Lost Woods: The Discovered Writing of Rachel Carson, Linda Lear, Editor

The theme of spirituality in these collected writings and speeches.
H. Patricia Hynes

Week of September 24, 2007

I do not think of Rachel Carson as a religious woman (although her biographers know more than I and can speak to this); yet her writings and speeches throughout this collection are infused with a deep sense of the spiritual, including themes of the eternal, of mystery “beyond time and place,” of creation, wonder and fascination. In a speech upon receiving the John Burroughs Medal for The Sea Around Us*, she cites letters from readers in which she has learned of their anxieties about the state of the world, the erosion of their faith in humankind, and their hunger and capacity for understanding the larger, longer life history of the natural world with its epic moments of “the birth and death of continents and seas.” As she explains, the almost infinite being and near timelessness of nature puts in perspective the limits and blunders of the far briefer human history.
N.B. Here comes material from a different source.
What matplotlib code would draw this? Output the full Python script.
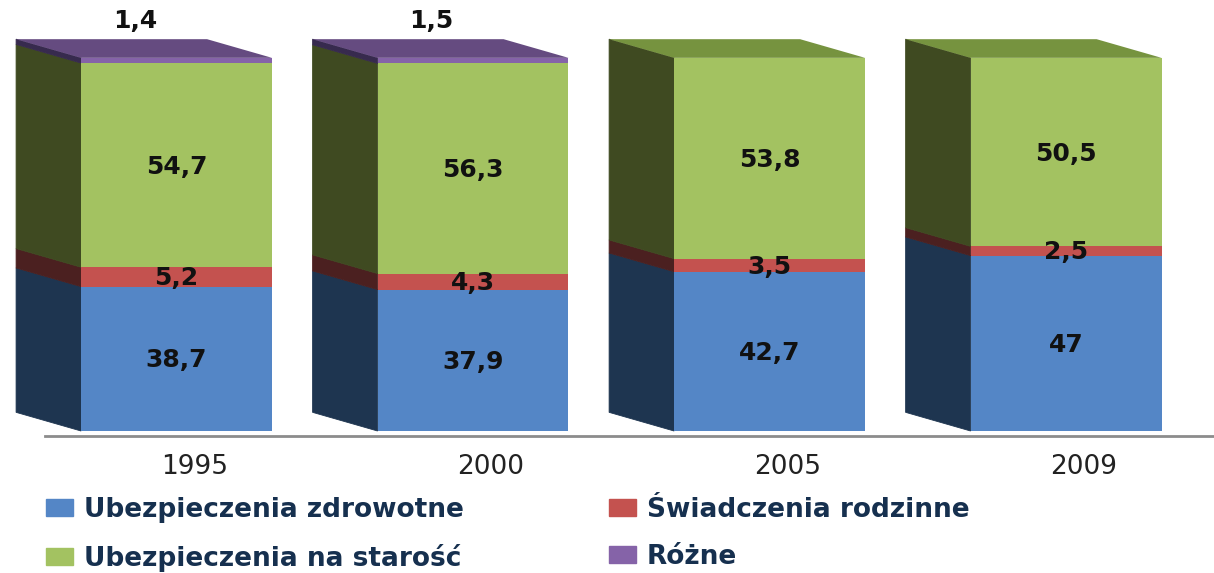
import matplotlib
matplotlib.use("Agg")
import matplotlib.pyplot as plt
from matplotlib.patches import Polygon, Patch

YEARS = ["1995", "2000", "2005", "2009"]
HEALTH = [38.7, 37.9, 42.7, 47.0]
FAMILY = [5.2, 4.3, 3.5, 2.5]
OLD_AGE = [54.7, 56.3, 53.8, 50.5]
OTHER = [1.4, 1.5, 0.0, 0.0]

HEALTH_LABELS = ["38,7", "37,9", "42,7", "47"]
FAMILY_LABELS = ["5,2", "4,3", "3,5", "2,5"]
OLD_AGE_LABELS = ["54,7", "56,3", "53,8", "50,5"]
OTHER_LABELS = ["1,4", "1,5", "", ""]

SERIES_NAMES = ["Ubezpieczenia zdrowotne", "Świadczenia rodzinne", "Ubezpieczenia na starość", "Różne"]
FRONT_COLORS = ["#5486C6", "#C4524F", "#A3C261", "#8563A8"]
SIDE_COLORS = ["#1E3550", "#4B2020", "#3F4A21", "#372A4E"]
TOP_COLORS = ["#3F6CA0", "#9A3C3A", "#76933F", "#654B80"]

BAR_WIDTH = 0.644
DEPTH_X = 0.219
DEPTH_Y = 5.0
TEXT_COLOR = "#111111"

fig = plt.figure(figsize=(12.14, 5.73), dpi=100)
ax = fig.add_axes([45 / 1214, (573 - 436) / 573, (1214 - 45) / 1214, 436 / 573])
ax.set_xlim(-0.4435, 3.499)
ax.set_ylim(-1.34, 115.5)

series = [HEALTH, FAMILY, OLD_AGE, OTHER]
labels = [HEALTH_LABELS, FAMILY_LABELS, OLD_AGE_LABELS, OTHER_LABELS]

for i in range(len(YEARS)):
    bottom = 0
    top_idx = max(s for s in range(4) if series[s][i] > 0)
    for s in range(4):
        value = series[s][i]
        if value == 0:
            continue
        left = i - BAR_WIDTH / 2
        ax.bar(i, value, BAR_WIDTH, bottom=bottom, color=FRONT_COLORS[s], linewidth=0, clip_on=False, zorder=3)
        # side face of the fake 3d bar
        side = [(left, bottom), (left - DEPTH_X, bottom + DEPTH_Y),
                (left - DEPTH_X, bottom + value + DEPTH_Y), (left, bottom + value)]
        ax.add_patch(Polygon(side, facecolor=SIDE_COLORS[s], edgecolor=SIDE_COLORS[s], linewidth=0.6,
                             clip_on=False, zorder=2))
        if s == top_idx:
            roof = [(left, bottom + value), (left - DEPTH_X, bottom + value + DEPTH_Y),
                    (left - DEPTH_X + BAR_WIDTH, bottom + value + DEPTH_Y), (left + BAR_WIDTH, bottom + value)]
            ax.add_patch(Polygon(roof, facecolor=TOP_COLORS[s], linewidth=0, clip_on=False, zorder=2))
        if s == 3:
            ax.text(i - 0.14, bottom + value + 10, labels[s][i], ha="center", va="center",
                    fontsize=18, fontweight="bold", color=TEXT_COLOR, zorder=4)
        else:
            ax.text(i, bottom + value / 2 - 0.4, labels[s][i], ha="center", va="center",
                    fontsize=18, fontweight="bold", color=TEXT_COLOR, zorder=4)
        bottom += value

for name in ["top", "left", "right"]:
    ax.spines[name].set_visible(False)
ax.spines["bottom"].set_color("#8C8C8C")
ax.spines["bottom"].set_linewidth(2)
ax.set_yticks([])
ax.set_xticks([i + 0.06 for i in range(len(YEARS))], YEARS)
ax.tick_params(axis="x", length=0, pad=13, labelsize=19, labelcolor="#222222")
ax.patch.set_alpha(0)

handles = [Patch(color=FRONT_COLORS[s], label=SERIES_NAMES[s]) for s in [0, 2, 1, 3]]
fig.legend(handles=handles, ncol=2, frameon=False, loc="lower left",
           bbox_to_anchor=(46 / 1214, 1 / 573), prop={"weight": "bold", "size": 19},
           borderpad=0, borderaxespad=0,
           handlelength=1.02, handleheight=0.6, handletextpad=0.42, columnspacing=5.5, labelspacing=0.8,
           labelcolor="#16304F")

fig.savefig("out.png", dpi=100)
In "Undersea,"* Carson calls the inexorable cycle -- in which earth and air carry nutrients to the sea which, in turn, feed the food chain of plants, planktonic animals, and shoals of fish which, in time, die and re-dissolve into their elemental components—“a kind of material immortality.” In a speech at the New York Herald-Tribune’s Book and Author Luncheon*, she admits to a “very unscientific hope”: As science resolves one mystery after another, may the ultimate mysteries of the sea never be solved. She hopes and expects that every human discovery in science will lead only to deeper mysteries and deeper quests.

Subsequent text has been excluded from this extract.